The Affordable Care Act authorizes health insurance subsidies to qualifying individuals in states that created their own healthcare exchanges. Those subsidies trigger the employer mandate (a $2,000/employee penalty) and expose more people to the individual mandate. But last spring, without authorization from Congress, the IRS vastly expanded those subsidies to cover states that refused to set up such exchanges. Under the Act, businesses in these nonparticipating states should be free of the employer mandate, and the scope of the individual mandate should be reduced as well. But because of the IRS rule, both mandates will be greatly enlarged in scope, depriving states of the power to protect their residents.
Michael Carvin, partner at Jones Day, who co-argued the Supreme Court Obamacare cases in March 2012 and who represents the plaintiffs in this lawsuit, stated: “The IRS rule we are challenging is at war with the Act’s plain language and completely rewrites the deal that Congress made with the states on running these insurance exchanges.”
“Agencies are bound by the laws enacted by Congress,” said Sam Kazman, general counsel of the Competitive Enterprise Institute (CEI). “Obamacare is already an incredibly massive program. For the IRS to expand it even more, without congressional authorization and in a manner aimed at undercutting state choice, is flagrantly illegal.” CEI is coordinating the lawsuit.

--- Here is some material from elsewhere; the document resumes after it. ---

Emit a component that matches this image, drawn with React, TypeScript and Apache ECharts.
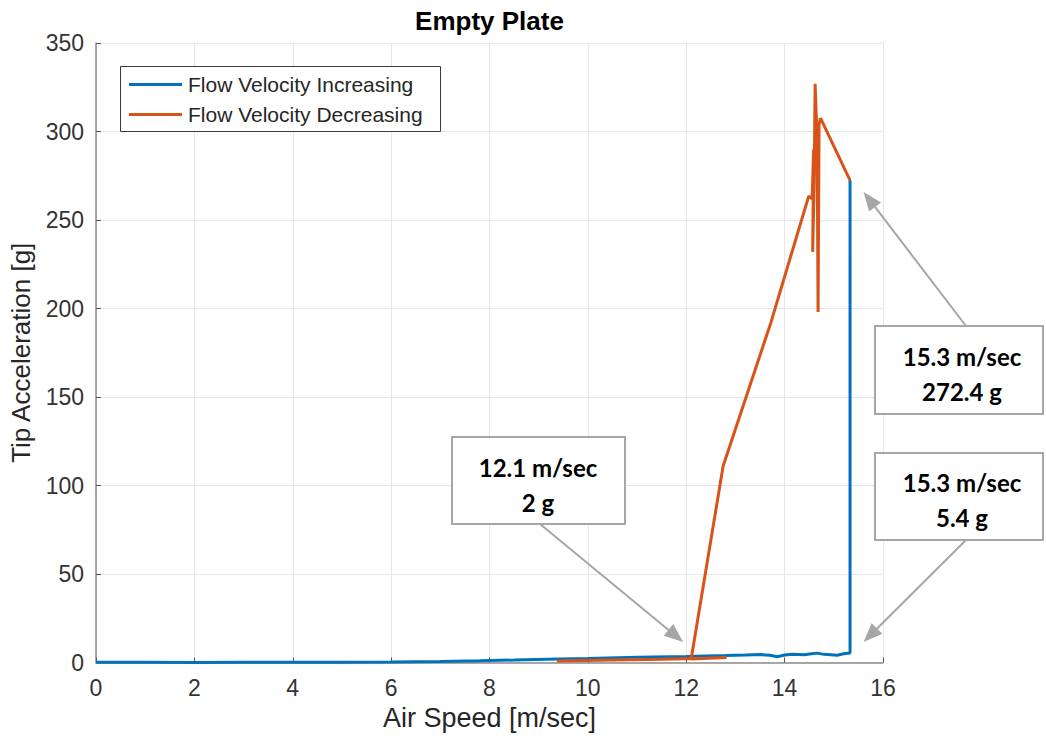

The plaintiffs are filing suit for a number of reasons. One business can only afford to employ some full-time workers without providing health insurance, another wants to convert its employee health insurance to a completely consumer-driven health plan, and several individual plaintiffs (most of them self-employed) object to paying for costly insurance packages that they neither need nor want.
“Contrary to the clear language in the Affordable Care act, government is directly impeding my ability to design a quality affordable health plan for my employees,” said Chuck Willey, M.D., one of the plaintiffs and head of Innovare Health Advocates in St. Louis, Missouri. “The IRS will extra-legislatively extend this onerous benefit requirement (which will increase premiums and costs of care) and impose the employer penalty in states with federally-run exchanges. I maintain the right to choose my own employees' health plan without government intervention into its benefit design and without penalty.”
Thirty-three states have exercised their congressionally-created option to not create an exchange in order to spare their businesses from the employer mandate. The IRS rule, however, deprives them of this choice.
“The IRS cannot rewrite the law that Congress passed,” said Tom Miller, resident fellow at the American Enterprise Institute. “Its regulation expressly flouts the statutory text of the ACA, the intent of Congress, and the reasoned choices of 33 states.”
“The Obama administration plans to tax, borrow, and spend more than half a trillion dollars in clear violation of Obamacare, yet still says Obamacare is ‘the law of the land,’ said Michael Cannon, director of health policy at the Cato Institute. “The courts should stop the administration before it starts imposing these illegal taxes on millions of individuals and employers in January.”
This legal complaint, available here in pdf, seeks to strike the illegal IRS rule, arguing that the agency has no power to rewrite an essential part of the law. The suit is being filed in federal court in the District of Columbia.